= Insert studio =

An insert studio is a purpose-built or adapted location that encompasses the lighting, photography, set design, and sound reproduction for a remote component of a video or television program.

==Overview==
Insert studios are generally smaller than a standard soundstage, and are used for television and media interviews with individuals or small groups of people. It is also common for the host, or presenter of a program to conduct their part of a show from an insert studio when they are away from their home base.

Insert studios usually have permanent or on-demand connectivity to larger entities via telecommunications networks using various means including coaxial cable, fiber, VPN, or satellite uplink. Telephone lines are required for coordination, direction, and interruptible feedback.

==Effect on contribution content==

Insert studios play an important contribution role in modern public affairs television programming. They can be in places far removed from the shows and networks they serve. This enables contributors in remote places to be part of a discourse. They also help equalize a tendency to over utilize sources in major cities. They also enable entities like small market television stations to get content for programming without a travel budget.

==Technological advantages==

Because insert studios frequently take advantage of terrestrial communications circuits, there is reduced latency when compared with traditional satellite uplink from remote locations. This often allows for a faster exchange between program host and contributor/guest, and has led to a new breed of programming that utilize pundits and a rapid fire exchange of ideas as a staple of content.

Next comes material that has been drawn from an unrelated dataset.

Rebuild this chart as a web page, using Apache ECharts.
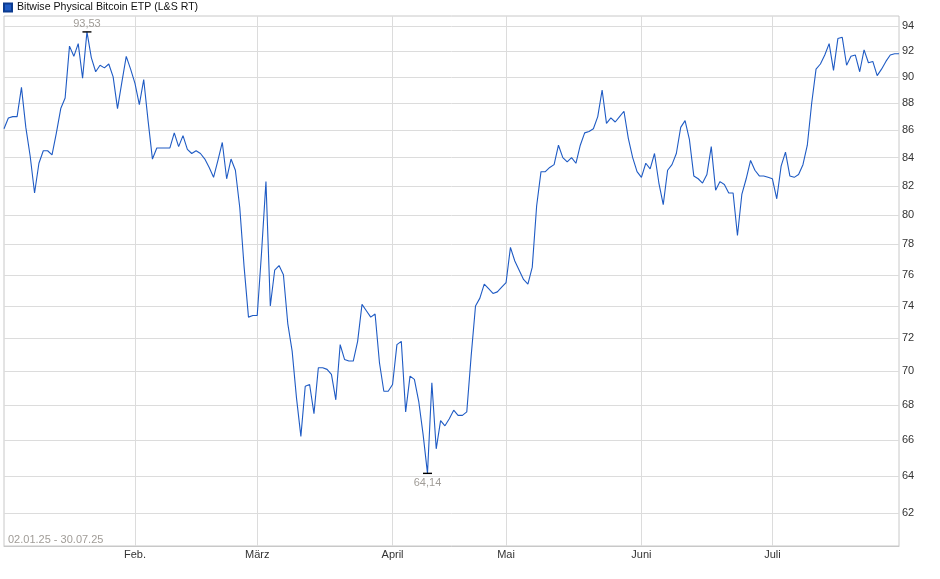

==Economic considerations==

Insert studios also play an important role because they can be used (“booked”) for periods less than a traditional production day. They are also self-contained, allowing for economy compared with traditional newsgathering methods involving the use of separate individuals in the field responsible for producing, camerawork, sound, and transmission on a temporary basis in remote locations. Because insert studios are pre-set, the technology can be often be run either by a single de-skilled operator or even remotely. Travel costs can be reduced because the subject(s) may go to a local or nearby site.

==Implications for television journalism==

Contributors must travel to the camera inside the studio, rather than the camera moving closer to the story. This is an important distinction because the camera is further removed from a documentary role on the newsgathering process. Also, as traditional sources of television news shrink their production budgets and rely on remote studios more for content, there is a new and increasing bias toward including experts from institutions that pay to maintain their own studios, and contribute content at a discount relative to traditional coverage methods, or even completely subsidize their own coverage.

So while a more diverse list of contributors benefits programming coverage, technology and economics can enable contributors to effectively pay to play which if not disclosed can negatively impact journalism.